## STATED TASK:
Do not include the pictures; repeat the rest of the data exactly.
-- Start --
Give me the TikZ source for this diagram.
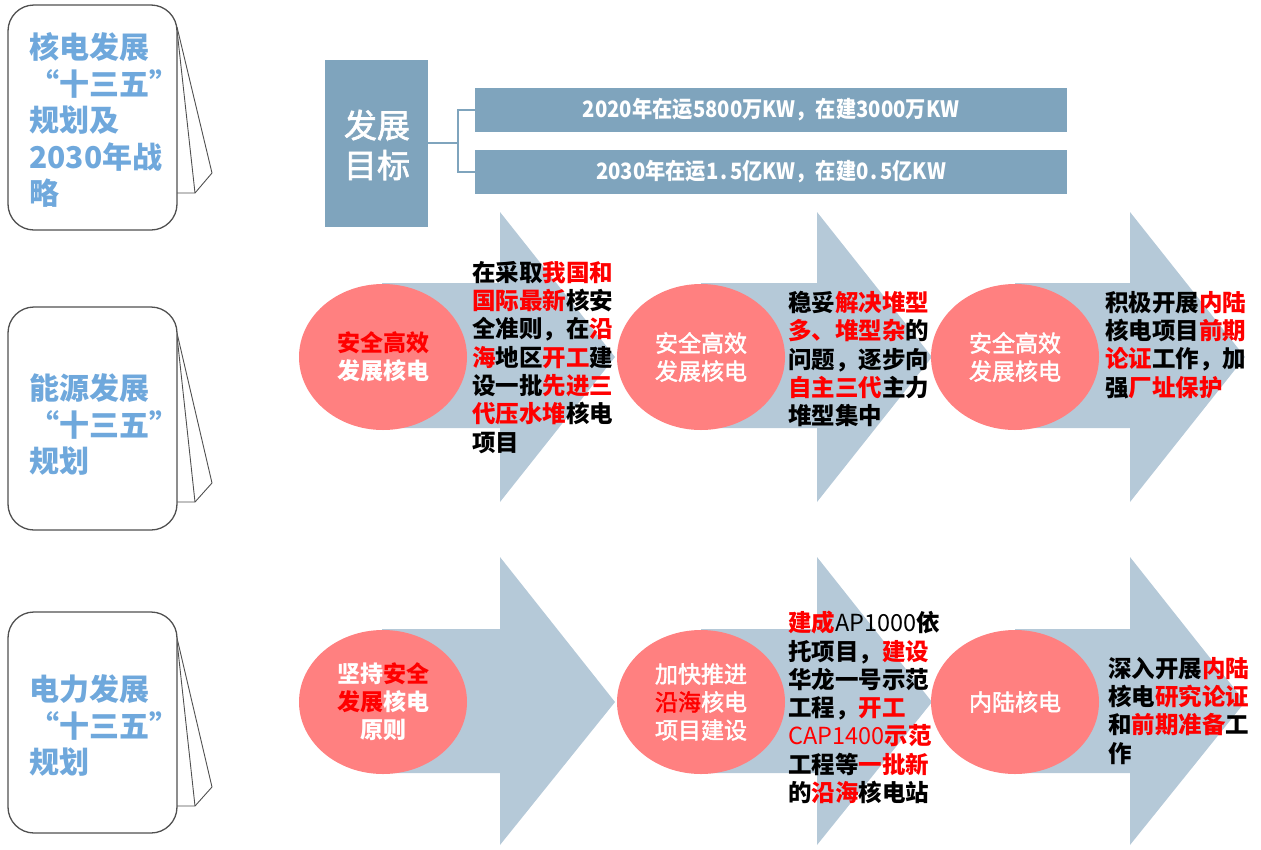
\documentclass[tikz,border=0pt]{standalone}
\usepackage{fontspec}
\usepackage{graphicx}
\usetikzlibrary{shapes.geometric}
\newfontfamily\cjk{Noto Sans CJK SC}
\newfontfamily\cjkm[FakeBold=2]{Noto Sans CJK SC}
\definecolor{nbtext}{RGB}{111,168,220}
\definecolor{goalbox}{RGB}{127,164,189}
\definecolor{arrowc}{RGB}{181,201,216}
\definecolor{ellc}{RGB}{255,128,128}
\definecolor{nbline}{RGB}{80,80,80}
\newcommand\redt[1]{\textcolor{red}{#1}}
\newcommand\dotsp{\kern2.5pt.\kern2.5pt}
\tikzset{
  nb/.style={draw=nbline, line width=1.3pt, rounded corners=26pt, fill=white},
  flap/.style={draw=nbline, line width=0.9pt, fill=white, line join=round},
  nbtxt/.style={anchor=north west, inner sep=0pt, align=left, text=nbtext, font=\cjk\bfseries\fontsize{30}{36.5}\selectfont},
  goal/.style={fill=goalbox, draw=none},
  bar/.style={fill=goalbox, draw=none, minimum width=592pt, minimum height=44pt, inner sep=0pt, text=white, font=\cjk\bfseries\fontsize{22.5}{24}\selectfont},
  brk/.style={draw=goalbox, line width=2pt},
  arr/.style={fill=arrowc, draw=none},
  ell/.style={ellipse, fill=ellc, draw=none, minimum width=168pt, minimum height=146pt, inner sep=0pt, align=center, text=white, font=\cjkm\fontsize{23}{28}\selectfont},
  ellb/.style={ell, font=\cjk\bfseries\fontsize{23}{28}\selectfont},
  blk/.style={anchor=north west, inner sep=0pt, align=left, text=black, font=\cjk\bfseries\fontsize{23.5}{28.3}\selectfont},
}
\begin{document}
\begin{tikzpicture}[x=1pt,y=-1pt]
\useasboundingbox (0,0) rectangle (1261,849);
% ---------- notebooks ----------
\draw[flap] (177,27) -- (212,173) -- (195,193) -- (177,193);
\draw[flap] (177,30) -- (195,193);
\draw[nb] (8,5) rectangle (177,230);
\node[nbtxt] (nb1) at (29,32.5) {核电发展\\“十三五”\\规划及\\2030年战\\略};

\draw[flap] (177,333) -- (212,483) -- (195,502) -- (177,502);
\draw[flap] (177,336) -- (195,502);
\draw[nb] (8,307) rectangle (177,530);
\node[nbtxt] (nb2) at (29,373.5) {能源发展\\“十三五”\\规划};

\draw[flap] (177,638) -- (212,787) -- (195,806) -- (177,806);
\draw[flap] (177,641) -- (195,806);
\draw[nb] (8,612) rectangle (177,833);
\node[nbtxt] (nb3) at (29,674.5) {电力发展\\“十三五”\\规划};

% ---------- goals ----------
\fill[goal] (325,60) rectangle (428,227);
\node[text=white, align=center, inner sep=0pt, font=\cjkm\fontsize{33}{40}\selectfont] (goal) at (377,145) {发展\\目标};
\coordinate (gr) at (428,143);
\node[bar] (b1) at (771,110) {\scalebox{0.9}[1]{2020年在运5800万KW，在建3000万KW}};
\node[bar] (b2) at (771,172) {\scalebox{0.9}[1]{2030年在运1\dotsp5亿KW，在建0\dotsp5亿KW}};
\coordinate (jn) at (458,143);
\draw[brk] (gr) -- (jn);
\draw[brk] (b1.west) -| (jn) |- (b2.west);

% ---------- row 1 arrows ----------
\fill[arr] (382,283) -- (500,283) -- (500,212) -- (615,357) -- (500,502) -- (500,428) -- (382,428) -- cycle;
\fill[arr] (701,283) -- (817,283) -- (817,212) -- (932,357) -- (817,502) -- (817,428) -- (701,428) -- cycle;
\fill[arr] (1015,283) -- (1130,283) -- (1130,212) -- (1245,357) -- (1130,502) -- (1130,428) -- (1015,428) -- cycle;
\node[ellb] (e11) at (383,357) {\redt{安全高效}\\发展核电};
\node[ell] (e12) at (701,357) {安全高效\\发展核电};
\node[ell] (e13) at (1015,357) {安全高效\\发展核电};

\node[blk] (t11) at (472,261) {在采取\redt{我国和}\\\redt{国际最新}核安\\全准则，在\redt{沿}\\\redt{海}地区\redt{开工}建\\设一批\redt{先进三}\\\redt{代压水堆}核电\\项目};
\node[blk] (t12) at (788,291) {稳妥\redt{解决堆型}\\\redt{多、堆型杂}的\\问题，逐步向\\\redt{自主三代}主力\\堆型集中};
\node[blk] (t13) at (1105,291) {积极开展\redt{内陆}\\核电项目\redt{前期}\\\redt{论证}工作，加\\强\redt{厂址保护}};

% ---------- row 2 arrows ----------
\fill[arr] (382,629) -- (500,629) -- (500,557) -- (615,702) -- (500,845) -- (500,773) -- (382,773) -- cycle;
\fill[arr] (701,629) -- (817,629) -- (817,557) -- (932,702) -- (817,845) -- (817,773) -- (701,773) -- cycle;
\fill[arr] (1015,629) -- (1130,629) -- (1130,557) -- (1245,702) -- (1130,845) -- (1130,773) -- (1015,773) -- cycle;
\node[ellb, minimum height=144pt] (e21) at (383,702) {坚持\redt{安全}\\\redt{发展}核电\\原则};
\node[ell, minimum height=144pt] (e22) at (701,702) {加快推进\\\redt{沿海}核电\\项目建设};
\node[ell, minimum height=144pt] (e23) at (1015,702) {内陆核电};

\node[blk] (t22) at (788,611) {\redt{建成}{\mdseries AP1000}依\\托项目，\redt{建设}\\华龙一号示范\\工程，\redt{开工}\\\redt{{\mdseries CAP1400}示范}\\工程等\redt{一批新}\\的\redt{沿海}核电站};
\node[blk] (t23) at (1108,657) {深入开展\redt{内陆}\\核电\redt{研究论证}\\和\redt{前期准备}工\\作};
\end{tikzpicture}
\end{document}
-- End --
## EXERCISE RESPONSE:
Give me the TikZ source for this diagram.
\documentclass[tikz,border=0pt]{standalone}
\usepackage{fontspec}
\usepackage{graphicx}
\usetikzlibrary{shapes.geometric}
\newfontfamily\cjk{Noto Sans CJK SC}
\newfontfamily\cjkm[FakeBold=2]{Noto Sans CJK SC}
\definecolor{nbtext}{RGB}{111,168,220}
\definecolor{goalbox}{RGB}{127,164,189}
\definecolor{arrowc}{RGB}{181,201,216}
\definecolor{ellc}{RGB}{255,128,128}
\definecolor{nbline}{RGB}{80,80,80}
\newcommand\redt[1]{\textcolor{red}{#1}}
\newcommand\dotsp{\kern2.5pt.\kern2.5pt}
\tikzset{
  nb/.style={draw=nbline, line width=1.3pt, rounded corners=26pt, fill=white},
  flap/.style={draw=nbline, line width=0.9pt, fill=white, line join=round},
  nbtxt/.style={anchor=north west, inner sep=0pt, align=left, text=nbtext, font=\cjk\bfseries\fontsize{30}{36.5}\selectfont},
  goal/.style={fill=goalbox, draw=none},
  bar/.style={fill=goalbox, draw=none, minimum width=592pt, minimum height=44pt, inner sep=0pt, text=white, font=\cjk\bfseries\fontsize{22.5}{24}\selectfont},
  brk/.style={draw=goalbox, line width=2pt},
  arr/.style={fill=arrowc, draw=none},
  ell/.style={ellipse, fill=ellc, draw=none, minimum width=168pt, minimum height=146pt, inner sep=0pt, align=center, text=white, font=\cjkm\fontsize{23}{28}\selectfont},
  ellb/.style={ell, font=\cjk\bfseries\fontsize{23}{28}\selectfont},
  blk/.style={anchor=north west, inner sep=0pt, align=left, text=black, font=\cjk\bfseries\fontsize{23.5}{28.3}\selectfont},
}
\begin{document}
\begin{tikzpicture}[x=1pt,y=-1pt]
\useasboundingbox (0,0) rectangle (1261,849);
% ---------- notebooks ----------
\draw[flap] (177,27) -- (212,173) -- (195,193) -- (177,193);
\draw[flap] (177,30) -- (195,193);
\draw[nb] (8,5) rectangle (177,230);
\node[nbtxt] (nb1) at (29,32.5) {核电发展\\“十三五”\\规划及\\2030年战\\略};

\draw[flap] (177,333) -- (212,483) -- (195,502) -- (177,502);
\draw[flap] (177,336) -- (195,502);
\draw[nb] (8,307) rectangle (177,530);
\node[nbtxt] (nb2) at (29,373.5) {能源发展\\“十三五”\\规划};

\draw[flap] (177,638) -- (212,787) -- (195,806) -- (177,806);
\draw[flap] (177,641) -- (195,806);
\draw[nb] (8,612) rectangle (177,833);
\node[nbtxt] (nb3) at (29,674.5) {电力发展\\“十三五”\\规划};

% ---------- goals ----------
\fill[goal] (325,60) rectangle (428,227);
\node[text=white, align=center, inner sep=0pt, font=\cjkm\fontsize{33}{40}\selectfont] (goal) at (377,145) {发展\\目标};
\coordinate (gr) at (428,143);
\node[bar] (b1) at (771,110) {\scalebox{0.9}[1]{2020年在运5800万KW，在建3000万KW}};
\node[bar] (b2) at (771,172) {\scalebox{0.9}[1]{2030年在运1\dotsp5亿KW，在建0\dotsp5亿KW}};
\coordinate (jn) at (458,143);
\draw[brk] (gr) -- (jn);
\draw[brk] (b1.west) -| (jn) |- (b2.west);

% ---------- row 1 arrows ----------
\fill[arr] (382,283) -- (500,283) -- (500,212) -- (615,357) -- (500,502) -- (500,428) -- (382,428) -- cycle;
\fill[arr] (701,283) -- (817,283) -- (817,212) -- (932,357) -- (817,502) -- (817,428) -- (701,428) -- cycle;
\fill[arr] (1015,283) -- (1130,283) -- (1130,212) -- (1245,357) -- (1130,502) -- (1130,428) -- (1015,428) -- cycle;
\node[ellb] (e11) at (383,357) {\redt{安全高效}\\发展核电};
\node[ell] (e12) at (701,357) {安全高效\\发展核电};
\node[ell] (e13) at (1015,357) {安全高效\\发展核电};

\node[blk] (t11) at (472,261) {在采取\redt{我国和}\\\redt{国际最新}核安\\全准则，在\redt{沿}\\\redt{海}地区\redt{开工}建\\设一批\redt{先进三}\\\redt{代压水堆}核电\\项目};
\node[blk] (t12) at (788,291) {稳妥\redt{解决堆型}\\\redt{多、堆型杂}的\\问题，逐步向\\\redt{自主三代}主力\\堆型集中};
\node[blk] (t13) at (1105,291) {积极开展\redt{内陆}\\核电项目\redt{前期}\\\redt{论证}工作，加\\强\redt{厂址保护}};

% ---------- row 2 arrows ----------
\fill[arr] (382,629) -- (500,629) -- (500,557) -- (615,702) -- (500,845) -- (500,773) -- (382,773) -- cycle;
\fill[arr] (701,629) -- (817,629) -- (817,557) -- (932,702) -- (817,845) -- (817,773) -- (701,773) -- cycle;
\fill[arr] (1015,629) -- (1130,629) -- (1130,557) -- (1245,702) -- (1130,845) -- (1130,773) -- (1015,773) -- cycle;
\node[ellb, minimum height=144pt] (e21) at (383,702) {坚持\redt{安全}\\\redt{发展}核电\\原则};
\node[ell, minimum height=144pt] (e22) at (701,702) {加快推进\\\redt{沿海}核电\\项目建设};
\node[ell, minimum height=144pt] (e23) at (1015,702) {内陆核电};

\node[blk] (t22) at (788,611) {\redt{建成}{\mdseries AP1000}依\\托项目，\redt{建设}\\华龙一号示范\\工程，\redt{开工}\\\redt{{\mdseries CAP1400}示范}\\工程等\redt{一批新}\\的\redt{沿海}核电站};
\node[blk] (t23) at (1108,657) {深入开展\redt{内陆}\\核电\redt{研究论证}\\和\redt{前期准备}工\\作};
\end{tikzpicture}
\end{document}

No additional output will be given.